The incentives agreement also stipulates that the company would be required to invest a minimum of $10.7 million in the property and have an office complex or campus with at least 40,000 square feet. The agreement does not require the creation or retention of additional payroll or jobs. The business has to provide proof of the investment and a certificate of occupancy by Jan. 1, 2026.

In return, the Bastrop EDC is required to rebate $900,000, less the closing costs, for the purchase of the site, plus $3,500 in attorney fees within 30 days of the receipt of the certificate of occupancy, according to the documents.

Burns said he thinks the city, which has remained relatively rural compared with the booming growth in many other Austin suburbs, aided them with the sale of the land because “we’re different than their typical profile.”

Burns, who had sold two other companies before launching Moca, said that he has a farm near Bastrop, and feedback from his employees when they launched indicated they would rather drive there than get stuck in traffic in the urban core.

“When I started talking to a lot of our team and developers, they would rather drive out to Bastrop — a lot of our employees live south — than drive across Austin to a northwest location,” Burns said. “They just thought it was so much easier to drive out to Bastrop in the morning then driving out to Northwest Austin.”

He added that he thinks Bastrop is going to part of a new “high-tech corridor” in the Austin metro.

“Bastrop is a charming little town,” he said. “I think it’s the next big growth corridor.”

Bastrop County has been somewhat of a magnet recently for out-of-state companies.

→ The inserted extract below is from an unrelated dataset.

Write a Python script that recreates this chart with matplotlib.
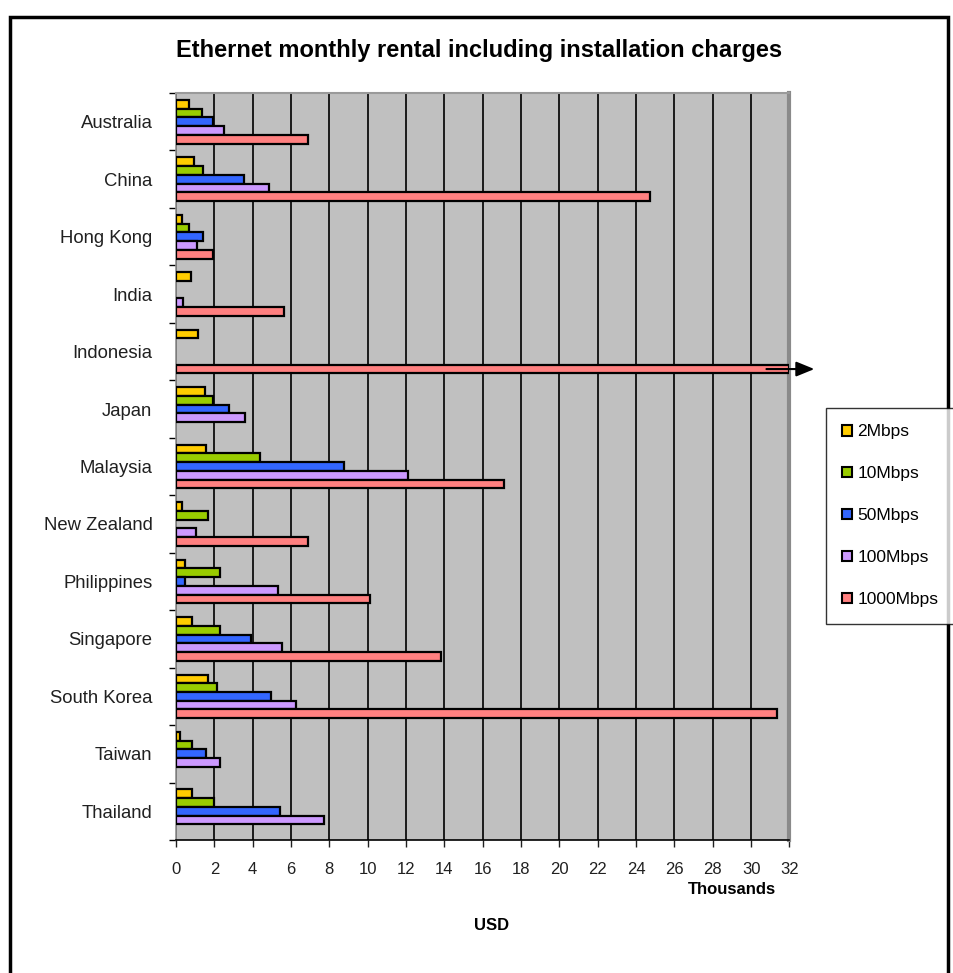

A Southern California-based company recently received Council approval for Bastrop 552, a 546-acre film production campus. Elon Musk’s tunneling startup, The Boring Company, has purchased 73 acres northwest of Bastrop. Job postings recently highlighted plans to develop an autonomous tunnel boring machine and mentioned the company’s research and development site in Bastrop.

Other companies in the Bastrop Business and Industrial Park include AEI Technologies, Elliott Electric Supply, Deep in the Heart Art Foundry and Bluebonnet Trails Community Services, according to the Bastrop EDC website.